Doing so requires upending the assumption that cities cannot be places for conservation, she says, and recognising that they provide opportunities for intensive stewardship by people.
“Building a city and having places for people to live doesn’t mean we have to lose nature and wildlife – we can have both in the same place,” says Soanes. She points to growing more wildlife-friendly plants in private gardens, and sprinkling more wildlife-supporting infrastructure, such as bird nesting boxes, bee hotels and frog pondlets outside homes and around the city, “blurring the lines” between urban and natural.
In Brazil, the Programa Macacos Urbanos has built aerial wood-and-rope bridges across roads to help prevent monkeys electrocuting themselves by swinging on power lines. In the UK, manufacturers of building products have started making “swift bricks” – plastic bricks designed for swifts to nest in, and the roofs of bus stops have been converted into small patches of grass called “bee stops”.

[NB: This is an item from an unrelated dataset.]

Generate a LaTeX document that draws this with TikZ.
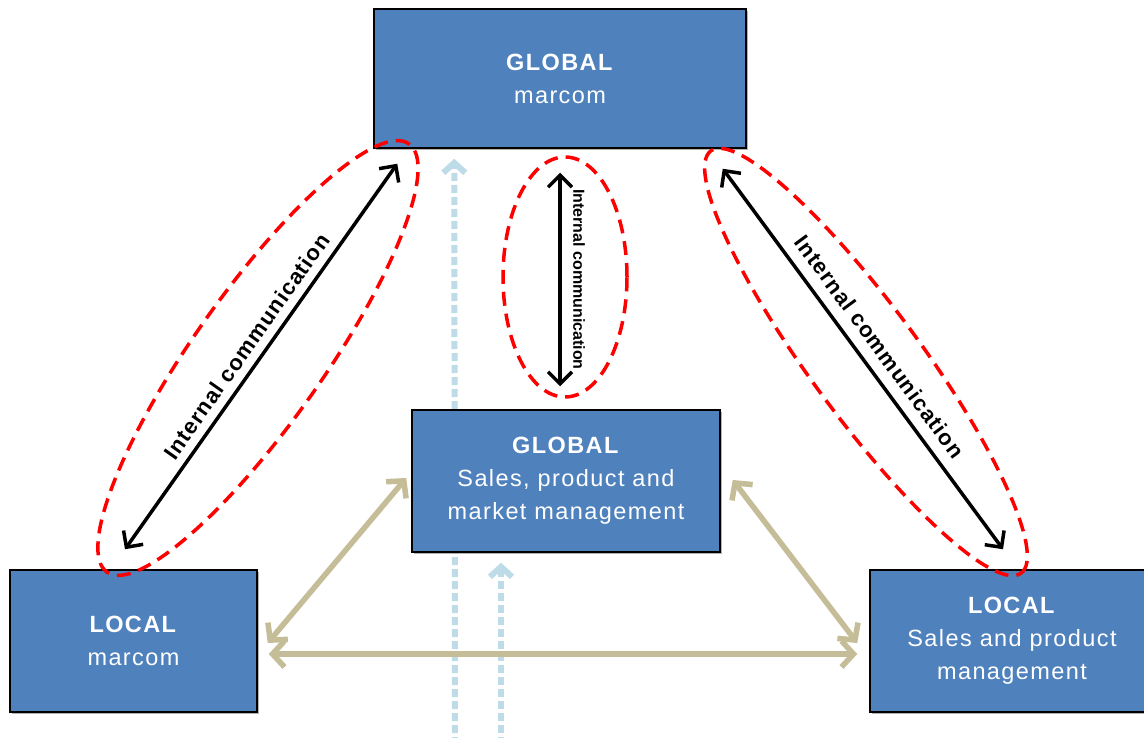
\documentclass[tikz,border=0pt]{standalone}
\usepackage{fontspec}
\setmainfont{Liberation Sans}
\newfontfamily\boxfont{Liberation Sans}[LetterSpace=6]
\newfontfamily\tagfont{Liberation Sans}[LetterSpace=5]
\usetikzlibrary{arrows.meta,calc,shadows}

\definecolor{boxblue}{RGB}{79,129,189}
\definecolor{linktan}{RGB}{196,189,151}
\definecolor{flowblue}{RGB}{190,219,232}
\definecolor{ringred}{RGB}{255,0,0}

\tikzset{
  unitbox/.style={draw=black, line width=1.5pt, fill=boxblue, text=white,
    align=center, inner sep=0pt,
    font=\boxfont\fontsize{23.5}{33}\selectfont,
    drop shadow={shadow xshift=2pt, shadow yshift=-2pt, opacity=0.3, fill=black}},
  comm/.style={line width=3.5pt, black,
    {Straight Barb[length=12pt,width=24pt]}-{Straight Barb[length=12pt,width=24pt]}},
  link/.style={line width=5.5pt, linktan,
    {Straight Barb[length=12pt,width=26pt]}-{Straight Barb[length=12pt,width=26pt]}},
  flow/.style={line width=6pt, flowblue, dash pattern=on 8pt off 4pt,
    -{Straight Barb[length=10pt,width=22pt]}},
  ring/.style={ringred, line width=3.5pt, dash pattern=on 14pt off 8pt},
  tag/.style={inner sep=0pt, font=\tagfont\bfseries\fontsize{22}{26}\selectfont},
  smalltag/.style={inner sep=0pt, font=\bfseries\fontsize{16}{18}\selectfont},
}

\begin{document}
\begin{tikzpicture}[x=1pt, y=-1pt]
  \useasboundingbox (0,0) rectangle (1144,738);
  \fill[white] (0,0) rectangle (1144,738);
  \clip (0,0) rectangle (1144,738);

  % loose ends of the two upward flows at the lower edge
  \coordinate (flowA) at (455,745);
  \coordinate (flowB) at (501,745);

  % the four units
  \node[unitbox, minimum width=372pt, minimum height=139pt] (gm) at (560,78.5)
    {\textbf{GLOBAL}\\marcom};
  \node[unitbox, minimum width=247pt, minimum height=142pt] (lm) at (133.5,641)
    {\textbf{LOCAL}\\marcom};
  \node[unitbox, minimum width=284pt, minimum height=142pt] (rs) at (1012,641)
    {\textbf{LOCAL}\\Sales and product\\management};

  % upward flows (drawn before the middle unit, which covers one of them)
  \draw[flow] (flowA) -- ($(gm.south west)+(81,10)$);

  \node[unitbox, minimum width=308pt, minimum height=142pt] (gs) at (566,481)
    {\textbf{GLOBAL}\\Sales, product and\\market management};

  \draw[flow] (flowB) -- ($(gs.south)+(-65,10)$);

  % links between the units
  \draw[link] ($(lm.east)+(10,2)$) -- ($(gs.west)+(-5,-3)$);
  \draw[link] ($(lm.east)+(11,13)$) -- ($(rs.west)+(-12,13)$);
  \draw[link] ($(gs.east)+(12,-1)$) -- ($(rs.west)+(-12,2)$);

  % end points of the internal communication arrows
  \coordinate (lT) at ($(gm.south west)+(24,15)$);
  \coordinate (lB) at ($(lm.north)+(-8.5,-20)$);
  \coordinate (rT) at ($(gm.south east)+(-24,20)$);
  \coordinate (rB) at ($(rs.north)+(-9,-20)$);
  \coordinate (mT) at ($(gm.south)+(0,24)$);
  \coordinate (mB) at ($(gs.north)+(-6,-23)$);

  % dashed rings round the internal communication
  \coordinate (cL) at (258,358);
  \coordinate (cM) at (565,277);
  \coordinate (cR) at (866,362);
  \draw[ring, rotate around={54.8:(cL)}] (cL) ellipse [x radius=262pt, y radius=65pt];
  \draw[ring] (cM) ellipse [x radius=62pt, y radius=120pt];
  \draw[ring, rotate around={-53.7:(cR)}] (cR) ellipse [x radius=262pt, y radius=55pt];

  % internal communication arrows with their labels
  \draw[comm] (lB) -- node[tag, sloped, above=8pt] (tagL) {Internal communication} (lT);
  \draw[comm] (rT) -- node[tag, sloped, above=11pt] (tagR) {Internal communication} (rB);
  \draw[comm] (mT) -- (mB);
  \node[smalltag, rotate=-90, anchor=south] (tagM) at ($(mT)!0.5!(mB)+(13,0)$)
    {Internal communication};
\end{tikzpicture}
\end{document}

“It’s just saturating the city with biodiversity friendly stuff: green space and green infrastructure,” says Francis, who lives in a housing estate with bat nest boxes built into some of the buildings. He notes, however, that it is still too early to know whether these small changes make significant differences to animal communities in cities, and at a large enough scale to support population growth over generations and repopulate all of the surrounding landscapes too, “or if it’s just a tiny, tiny difference”.
But, says Francis: “The research on cities lately has really transformed our understanding of urban ecosystems.”